Walking into The Leadmill, you can feel the excitement and anticipation in the air. Crystal Castles are playing Sheffield several months after the release of their infectious fourth album ‘Amnesty’, released in August of this year.
It is clear that Ethan Kath and Edith Frances will provide a captivating show, as the crowd move and chatter to the pre-gig music. Although you can feel the energy inside The Leadmill, there is still a luring sense of scepticism of whether someone can fill the shoes of the departed and recently replaced Alice Glass, who left Crystal Castles in 2014 after a four-year period and numerous EPs and LP s with the band. Leaving because of a “multitude of reasons both professional and personal”, it was always a concern whether anyone would be able to produce the enchanting performance Alice was so notorious for.
20 minutes late, with several throbbing strobe lights behind them, Ethan first walks onto the stage alongside the tour drummer, Christopher Chartrand. Ethan in a black leather attire and bandana and both with thick facial hair, they could almost be mistaken for Death From Above 1979- a band Ethan funnily enough sampled on the first album in 2008. As they tear into their opening song ‘Concrete’, Edith Frances bounces onto stage, dressed appropriately to the aesthetic of Crystal Castles, with a long sleeved dark t-shirt, black eye make-up and lipstick. Flicking her vivid pink hair around, any doubt of the show being tainted by the lack of Alice Glass instantly evaporates, as the crowd surges forward from the presence of the band.
The opening receives great reception, but it’s the pulsing synth sounds of second song ‘Baptism’ that inspires another level of energy and electricity in the crowd. Between the screamed vocals, Edith grabs bottles of water and sprays and spits it into the front few rows, fuelling the anarchic prowess Crystal Castles possesses.

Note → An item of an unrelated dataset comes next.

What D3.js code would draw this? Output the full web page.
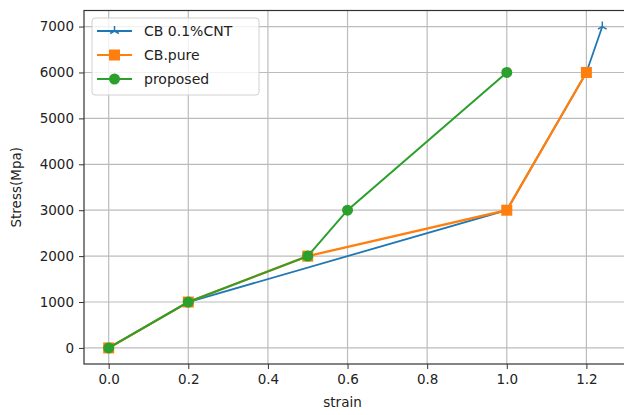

The first half of the set comprises of some material from the new album. Although they welcome weaker reactions than earlier songs, new pieces are placed between anthemic selections such as ‘Crimewave’, which means the set maintains a high level of energy throughout the first half an hour.
Edith occasionally abandons her post as the front woman to become a silhouette in the rampaging strobe, and accompany Ethan on the left of the stage at his corner of various keyboards and synths. Roaring loops and high-frequency gameboy-esque sounds interlude the gap between songs, as the powerful lights assault the eye. The build-up grows louder and louder until Edith bounces back to the centre stage for fan favourites ‘Untrust Us’ and ‘Celestica’.
As Crystal Castles exit the stage, the fluctuating beats carrying on rolling, increasing in speed until the encore. Jumping back into the front of the crowd for the penultimate song, with yet another bottle of water at her disposal, you can’t help but smile at the magnetism Edith has as phones are thrown in the air and hands are out-stretched to try and touch.
The final rendition of ‘Not In Love’, has the crowd bouncing and destroys any doubts that Crystal Castles are not still one of the most exciting electronic bands around at the moment.